No indeed, I have not been to Italy yet, though I hope to remedy that in the coming few years, but I recently saw the film “The Trip to Italy,” starring Steve Coogan from “Philomena” and British humorist Rob Brydon. I have not seen the original movie, “The Trip,” on which this sequel is based, but one key element to any successful story is whether you would want to spend two hours in the company of the main characters, and in this case, I can answer with a resounding, “yes.” Their impressions of actors Christian Bale, Al Pacino, the Godfather Marlon Brando, and Robert DeNiro are spot on target. I have heard, however, that many of the impressions are retreads of those done in the original movie and they might not seem as fresh the second time around, and also, there is not enough plot. We learn about the main characters’ individual penchants and foibles, but much of the screen time simply follows them aimlessly around. In some ways, it’s meant to be a meditation on life and death, and a crucial scene takes place when Coogan’s character meets his son and a woman who join them on their journey at a burial site, attendant with shrunken heads, and references to Hamlet.
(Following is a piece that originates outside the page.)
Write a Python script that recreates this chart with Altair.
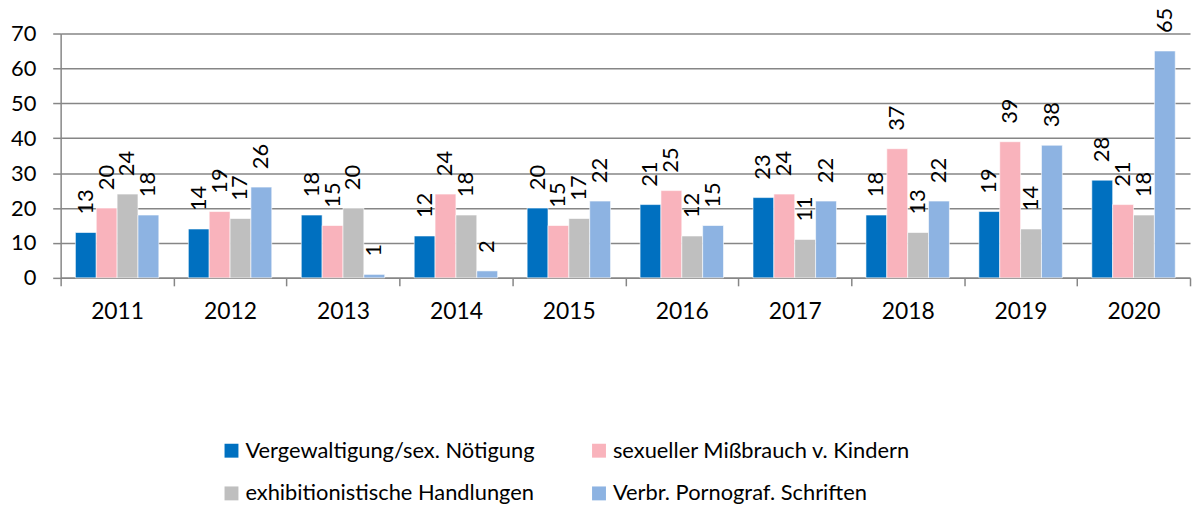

I was also not particularly taken with the anti-gay slur/attempt at humor in the first few minutes of the film, and found it off-putting. I don’t think two men should feel compelled to justify spending time together or taking a trip together without first establishing that they are clearly heterosexual.

Maybe I’ve read too many plot driven narratives lately–I’ve been immersing myself in murder mysteries as I prepare to write one–but this movie came up short in terms of a compelling storyline. One of the main plot points is that Brydon’s character, doing his best Godfather impersonation, lets Steve know he really, really wants to go to Sicily, yet he abandons this interest abruptly when Steve’s son promises to fly overseas for a familial reunion.

I have to admit, though, that in terms of tone, “The Trip to Italy” succeeds brilliantly, and reminded me a bit of the “Before Midnight” film series, starring Ethan Hawke, only more humorous. It’s worth two hours of time to be entertained by these two engaging characters, but I wish they had drawn more conclusions about what it means to suffer with existential angst.